Winter brings a different kind of emptiness. Days are bright, sharp and often 15 °C by noon, but night-time temperatures can dip below zero. Hotels (there are two small guesthouses) switch off heating between 11 p.m. and 7 a.m. to keep costs down. If you insist on December solitude, pack a hot-water bottle and expect to explain Brexit to curious farmers over communal coffee.
Getting Out Again
Public transport is theoretical: two buses a day from Lleida, one of which turns round if passenger numbers drop below four. Car hire is essential. Reus airport is the closest budget gateway—Ryanair from Manchester, Jet2 from Birmingham—then a 130 km cruise west on the AP-7 and A-2 motorways. Petrol is cheaper on the autopista services than in the village, so fill up before you leave the fast road.
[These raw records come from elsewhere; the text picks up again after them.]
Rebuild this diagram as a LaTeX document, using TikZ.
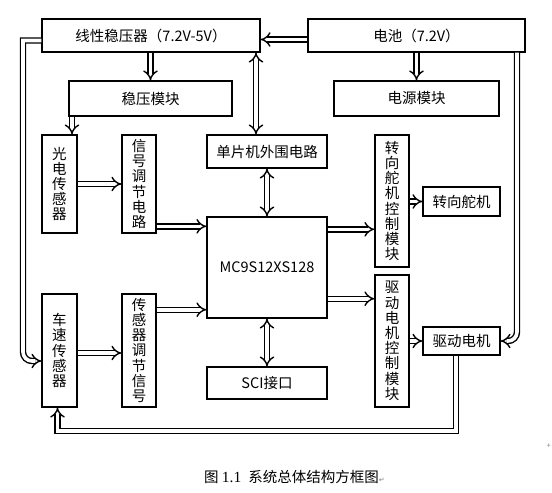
\documentclass[tikz,border=0pt]{standalone}
\usepackage{fontspec}
\newfontfamily\cjk{Noto Sans CJK SC}
\newfontfamily\serifl{Liberation Serif}
\newfontfamily\djv{DejaVu Sans}
\usetikzlibrary{arrows.meta}
\begin{document}
\begin{tikzpicture}[x=1pt,y=-1pt,
  box/.style={draw, line width=1.4pt, inner sep=0pt, align=center,
    font=\cjk\fontsize{14.5}{15.2}\selectfont},
  dbl/.style={double, double distance=3.6pt, line width=1.4pt, -{Implies[scale=1.3]}},
  dbltwo/.style={double, double distance=3.6pt, line width=1.4pt, {Implies[scale=1.3]}-{Implies[scale=1.3]}}]
\fill[white] (0,0) rectangle (552,493);
\useasboundingbox (0,0) rectangle (552,493);

% boxes
\node[box, minimum width=218pt, minimum height=33pt] (lin) at (151,35.5) {线性稳压器（7.2V-5V）};
\node[box, minimum width=217pt, minimum height=33pt] (bat) at (416.5,35.5) {电池（7.2V）};
\node[box, minimum width=163pt, minimum height=35pt] (wy) at (150.5,98.5) {稳压模块};
\node[box, minimum width=165pt, minimum height=35pt] (dy) at (416.5,98.5) {电源模块};
\node[box, minimum width=35pt, minimum height=98pt] (gd) at (59.5,184) {光\\电\\传\\感\\器};
\node[box, minimum width=34pt, minimum height=98pt] (xh) at (139,184) {信\\号\\调\\节\\电\\路};
\node[box, minimum width=120pt, minimum height=33pt] (pe) at (267,151.5) {单片机外围电路};
\node[box, minimum width=120pt, minimum height=101pt] (mcu) at (267,267.5) {MC9S12XS128};
\node[box, minimum width=34pt, minimum height=132pt] (zk) at (392,201) {转\\向\\舵\\机\\控\\制\\模\\块};
\node[box, minimum width=77pt, minimum height=29pt] (zd) at (461.5,201.5) {转向舵机};
\node[box, minimum width=34pt, minimum height=132pt] (qk) at (392,341) {驱\\动\\电\\机\\控\\制\\模\\块};
\node[box, minimum width=77pt, minimum height=28pt] (qd) at (461.5,341) {驱动电机};
\node[box, minimum width=35pt, minimum height=113pt] (cs) at (59.5,350.5) {车\\速\\传\\感\\器};
\node[box, minimum width=34pt, minimum height=113pt] (ct) at (139,350.5) {传\\感\\器\\调\\节\\信\\号};
\node[box, minimum width=120pt, minimum height=32pt] (sci) at (267,383) {SCI接口};

% caption
\node[anchor=west, inner sep=0pt, font=\cjk\fontsize{14.5}{16}\selectfont] (cap) at (204,477)
  {图 {\serifl\fontsize{15.5}{16}\selectfont 1.1}\hspace{7pt}系统总体结构方框图{\djv\fontsize{7}{8}\selectfont\color{gray}↵}};
\node[inner sep=0pt, font=\djv\fontsize{6}{7}\selectfont, text=gray] (plus) at (549,446) {+};

% connectors
\draw[dbl] ([yshift=-4pt]bat.west) -- ([yshift=-4pt]lin.east);
\draw[dbl] (lin.south -| wy.north) -- (wy.north);
\draw[dbl] (bat.south -| dy.north) -- (dy.north);
\coordinate (gdin) at ([xshift=12.5pt]gd.north);
\draw[dbl] (wy.south -| gdin) -- (gdin);
\coordinate (pein) at ([xshift=-11pt]pe.north);
\draw[dbltwo] (lin.south -| pein) -- (pein);
\draw[dbltwo] (pe.south) -- (mcu.north);
\draw[dbltwo] (mcu.south) -- (sci.north);
\draw[dbl] (gd.east) -- (xh.west);
\coordinate (m1) at ([yshift=-10pt]mcu.north west);
\draw[dbl] (xh.east |- m1) -- (m1);
\coordinate (m2) at ([yshift=-13pt]mcu.north east);
\draw[dbl] (m2) -- (zk.west |- m2);
\coordinate (m3) at ([yshift=20pt]mcu.south east);
\draw[dbl] (m3) -- (qk.west |- m3);
\coordinate (m4) at ([yshift=9pt]mcu.south west);
\draw[dbl] (ct.east |- m4) -- (m4);
\draw[dbl] ([yshift=-2.5pt]cs.east) -- ([yshift=-2.5pt]ct.west);
\draw[dbl] (zk.east |- zd.west) -- (zd.west);
\draw[dbl] (qk.east |- qd.west) -- (qd.west);

% feedback lines
\coordinate (lf0) at ([yshift=-5pt]lin.west);
\coordinate (lf1) at (23,40.5);
\coordinate (lfin) at ([yshift=-10.5pt]cs.west);
\draw[dbl] (lf0) -- (lf1) [rounded corners=9pt] |- (lfin);
\coordinate (rf0) at ([xshift=100.5pt]bat.south);
\draw[dbl, rounded corners=9pt] (rf0) |- (qd.east);
\coordinate (bf0) at ([xshift=-5.5pt]qd.south);
\coordinate (bf1) at (456,431);
\coordinate (bfin) at ([xshift=-2pt]cs.south);
\draw[dbl] (bf0) -- (bf1) -| (bfin);
\end{tikzpicture}
\end{document}
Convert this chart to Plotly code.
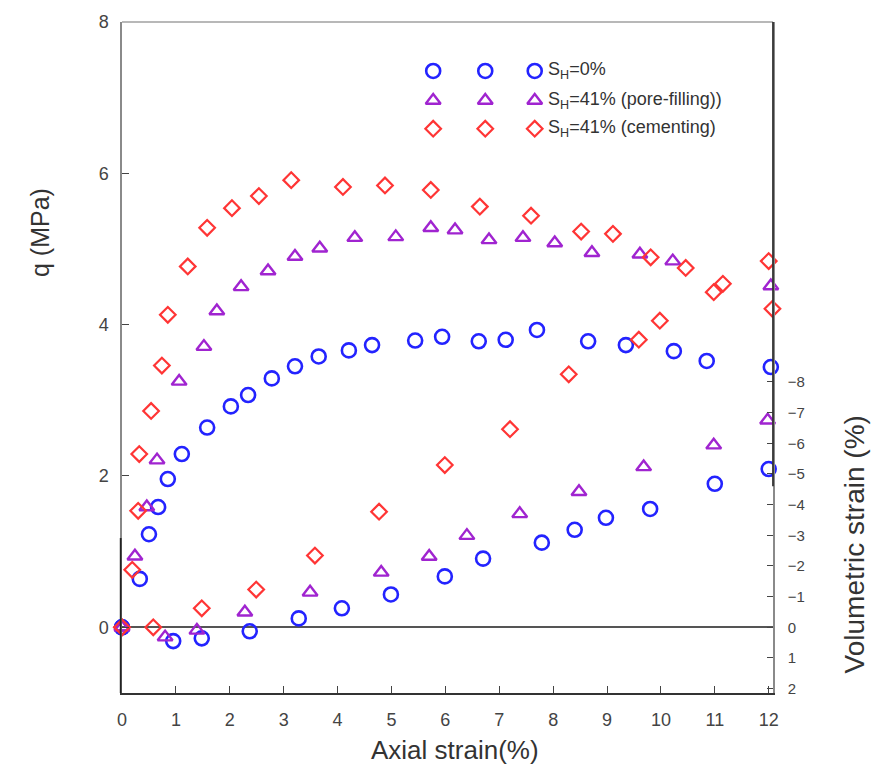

Leave time for the return leg. The LV-7041 twists like a dropped ribbon; meeting a tractor round a blind bend is a rite of passage. Pull into the lay-by beside the tenth-century bridge, roll down the window, and the smell of wild thyme drifts in. That scent is La Granadella’s real souvenir—impossible to bottle, free to carry, and still clinging to your clothes when you unlock the front door back home.